Short and simple: Use XPath :)
It would help if we knew what language or tool you're using; there's a great deal of variation in syntax, semantics, and capabilities. Here's one way to do it in Java:
String str = "<y>c</y>...<x>...<y>a</y>...<y>b</y>...</x>...<y>d</y>";
String regex = "<y[^>]*+>(?=(?:[^<]++|<(?!/?+x\\b))*+</x>)(.*?)</y>";
Matcher m = Pattern.compile(regex).matcher(str);
while (m.find())
{
System.out.println(m.group(1));
}
Once I've matched a <y>, I use a lookahead to affirm that there's a </x> somewhere up ahead, but there's no <x> between the current position and it. Assuming the pseudo-HTML is reasonably well-formed, that means the current match position is inside an "x" element.
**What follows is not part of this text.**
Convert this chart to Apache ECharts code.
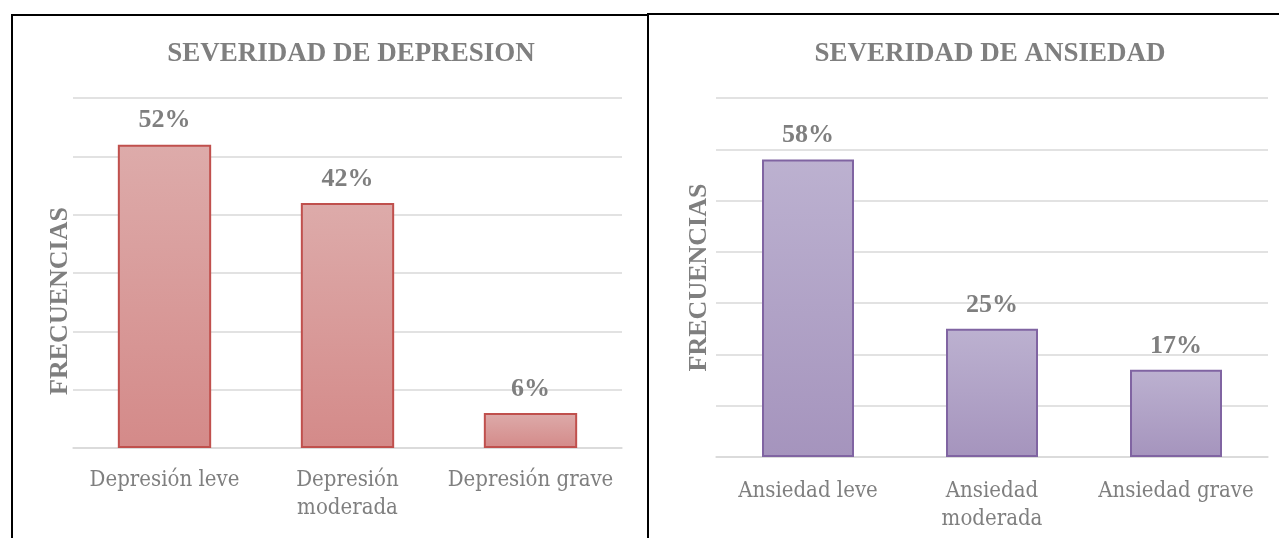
<!DOCTYPE html>
<html>
<head>
<meta charset="utf-8">
<script src="https://cdn.jsdelivr.net/npm/echarts@6/dist/echarts.min.js"></script>
<style>
  html, body { margin: 0; padding: 0; background: #ffffff; }
  #chart { width: 1279px; height: 538px; }
</style>
</head>
<body>
<div id="chart"></div>
<script>
// Depression severity (left panel)
const depCategories = ['Depresión leve', 'Depresión\nmoderada', 'Depresión grave'];
const depValues = [52, 42, 6];
// Anxiety severity (right panel)
const ansCategories = ['Ansiedad leve', 'Ansiedad\nmoderada', 'Ansiedad grave'];
const ansValues = [58, 25, 17];
const titles = ['SEVERIDAD DE DEPRESION', 'SEVERIDAD DE ANSIEDAD'];
const axisName = 'FRECUENCIAS';

const GRAY = '#7f7f7f';
const SERIF = '"Liberation Serif", "Times New Roman", serif';
const CAT_FONT = '"DejaVu Serif Condensed", "Liberation Serif", serif';

function grad(top, bottom) {
  return new echarts.graphic.LinearGradient(0, 0, 0, 1, [
    { offset: 0, color: top },
    { offset: 1, color: bottom }
  ]);
}

const chart = echarts.init(document.getElementById('chart'), null, { renderer: 'canvas' });

const xAxisBase = {
  type: 'category',
  axisTick: { show: false },
  axisLine: { show: true, lineStyle: { color: '#d9d9d9', width: 1.5 } },
  axisLabel: {
    color: GRAY, fontFamily: CAT_FONT, fontSize: 22, lineHeight: 28,
    interval: 0
  }
};
const nameStyle = { color: GRAY, fontFamily: SERIF, fontWeight: 'bold', fontSize: 26 };
const yAxisBase = {
  type: 'value',
  min: 0,
  interval: 10,
  axisLabel: { show: false },
  axisLine: { show: false },
  axisTick: { show: false },
  splitLine: { lineStyle: { color: '#d9d9d9', width: 1.5 } },
  name: axisName,
  nameLocation: 'middle',
  nameRotate: 90
};
const labelBase = {
  show: true, position: 'top', distance: 11,
  color: GRAY, fontFamily: SERIF, fontWeight: 'bold', fontSize: 26,
  formatter: p => p.value + '%'
};
const titleStyle = { color: GRAY, fontFamily: SERIF, fontWeight: 'bold', fontSize: 27 };

chart.setOption({
  animation: false,
  title: [
    { text: titles[0], left: 346, top: 36, textAlign: 'center', textStyle: titleStyle },
    { text: titles[1], left: 985, top: 36, textAlign: 'center', textStyle: titleStyle }
  ],
  grid: [
    { left: 73, right: 657, top: 98, bottom: 90 },
    { left: 716, right: 11, top: 98, bottom: 81 }
  ],
  xAxis: [
    Object.assign({}, xAxisBase, { gridIndex: 0, data: depCategories,
      axisLabel: Object.assign({}, xAxisBase.axisLabel, { margin: 18 }) }),
    Object.assign({}, xAxisBase, { gridIndex: 1, data: ansCategories,
      axisLabel: Object.assign({}, xAxisBase.axisLabel, { margin: 20 }) })
  ],
  yAxis: [
    Object.assign({}, yAxisBase, { gridIndex: 0, max: 60, nameGap: 0,
      // the left axis title sits a little below the plot's centre
      nameTextStyle: Object.assign({}, nameStyle, { padding: [0, 56, 0, 0] }) }),
    Object.assign({}, yAxisBase, { gridIndex: 1, max: 70, nameGap: 4,
      nameTextStyle: nameStyle })
  ],
  series: [
    {
      type: 'bar', xAxisIndex: 0, yAxisIndex: 0, data: depValues,
      barWidth: '51%',
      itemStyle: { color: grad('#ddabaa', '#d48a89'), borderColor: '#c0504d', borderWidth: 2 },
      label: labelBase
    },
    {
      type: 'bar', xAxisIndex: 1, yAxisIndex: 1, data: ansValues,
      barWidth: '50%',
      itemStyle: { color: grad('#bcb1d0', '#a594bd'), borderColor: '#8064a2', borderWidth: 2 },
      label: labelBase
    }
  ],
  graphic: [
    // panel frames
    { type: 'polyline', shape: { points: [[12, 540], [12, 15], [648, 15]] },
      style: { stroke: '#000', lineWidth: 2, fill: null } },
    { type: 'polyline', shape: { points: [[648, 540], [648, 14], [1280, 14]] },
      style: { stroke: '#000', lineWidth: 2, fill: null } }
  ]
});
</script>
</body>
</html>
I used possessive quantifiers heavily because they make things like this so much easier, but as you can see, the regex is still a bit of a monster. Aside from Java, the only regex flavors I know of that support possessive quantifiers are PHP and the JGS tools (RegexBuddy/PowerGrep/EditPad Pro). On the other hand, many languages provide a way to get all of the matches at once, but in Java I had to code my own loop for that.
So it is possible to do this job with one regex, but a very complicated one, and both the regex and the enclosing code have to be tailored to the language you're working in.